Deployment Models

Lakerunner is multi-tenant by design. Every tenant/organization is identified by a unique organization ID, provisioned through the Lakerunner API. Data isolation in the storage and query layers is handled automatically — Lakerunner partitions data by organization prefix and executes queries with prefix-level parallelism.

The primary architectural decision you need to make is how telemetry reaches Lakerunner: through a single shared collector gateway or through per-organization collector instances.

Model 1: Per-Organization Collector (Recommended)

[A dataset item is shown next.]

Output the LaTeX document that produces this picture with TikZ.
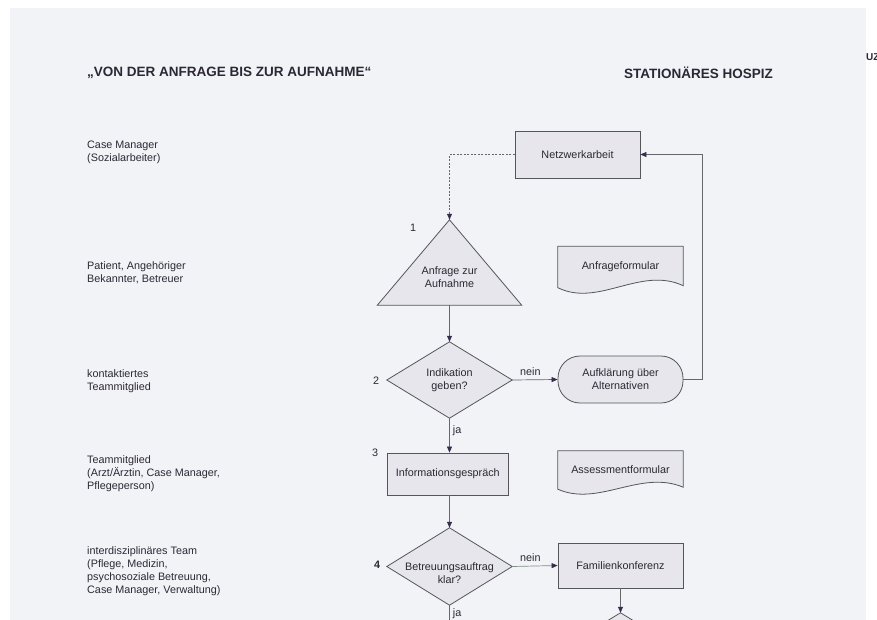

Each organization runs its own OpenTelemetry Collector instance. The collector is configured with the destination prefix for that organization, so it writes data directly to the correct location in object storage.

Org A Agents

OTEL Collector

(Org A)

prefix: org-a/

Org B Agents

OTEL Collector

(Org B)

prefix: org-b/

Org C Agents

OTEL Collector

(Org C)

prefix: org-c/

S3 / Object Storage

org-a/otel-raw/... org-b/otel-raw/... org-c/otel-raw/...

Lakerunner

ingestion / compaction / rollup / query

prefix-level parallelism

automatic multi-tenancy

How It Works

An organization is provisioned via the Lakerunner API with a unique organization ID.
A dedicated OTEL Collector instance is deployed for that organization.
The collector is configured with the storage prefix for the organization (e.g. org-a/), so all exported telemetry lands under the correct path.
Agents within the organization send telemetry directly to their dedicated collector.
Lakerunner picks up data from each prefix independently and processes it with full prefix-level parallelism.

Why This Is Recommended

Tenant isolation at the collector layer. Each organization’s collector is an independent process. A noisy or misbehaving tenant cannot saturate a shared collector and degrade ingestion for other organizations. Failures, restarts, and backpressure are scoped to a single tenant.

Model 2: Central Collector Gateway

All organizations share a single OTEL Collector gateway. Agents attach an organization ID header to their telemetry, and the central gateway uses that header to route data to the correct storage prefix.

Org A Agents

header: org-a

Org B Agents

header: org-b

Org C Agents

header: org-c

Central OTEL Collector Gateway

reads org ID from header

routes data to correct prefix

S3 / Object Storage

org-a/otel-raw/... org-b/otel-raw/... org-c/otel-raw/...

Lakerunner

ingestion / compaction / rollup / query

prefix-level parallelism

automatic multi-tenancy

How It Works

An organization is provisioned via the Lakerunner API with a unique organization ID.
Agents are configured to send telemetry to the central collector gateway with an organization ID header on each request.
The central gateway reads the header and writes data to the corresponding organization prefix in object storage.
Lakerunner picks up data from each prefix and processes it identically to the per-organization model.

Trade-offs

This model simplifies infrastructure — there is only one collector to deploy, monitor, and scale. However, all organizations share a single ingestion path:

A spike from one organization can create backpressure for others.
A collector failure or restart affects all organizations simultaneously.
Capacity planning must account for aggregate peak load across all tenants.

Comparing the Two Models

	Per-Organization Collector	Central Gateway
Tenant isolation	Full — each org has its own collector	Shared — all orgs share one collector
Blast radius	Scoped to one org	All orgs affected
Infrastructure overhead	One collector per org	Single collector
Scaling	Scale each collector independently	Scale one gateway for aggregate load
Agent configuration	Points to org-specific collector endpoint	Points to shared gateway with org ID header
Lakerunner behavior	Identical — automatic multi-tenancy	Identical — automatic multi-tenancy

What Stays the Same

Regardless of which collector model you choose, the downstream Lakerunner behavior is identical:

Object storage is partitioned by organization prefix.
Ingestion, compaction, and rollup operate with prefix-level parallelism — each organization’s data is processed independently.
Query execution is scoped to the requesting organization’s prefix, enforced by the organization ID in the query context.
Multi-tenancy is built into Lakerunner itself. The collector model only affects how data arrives at object storage.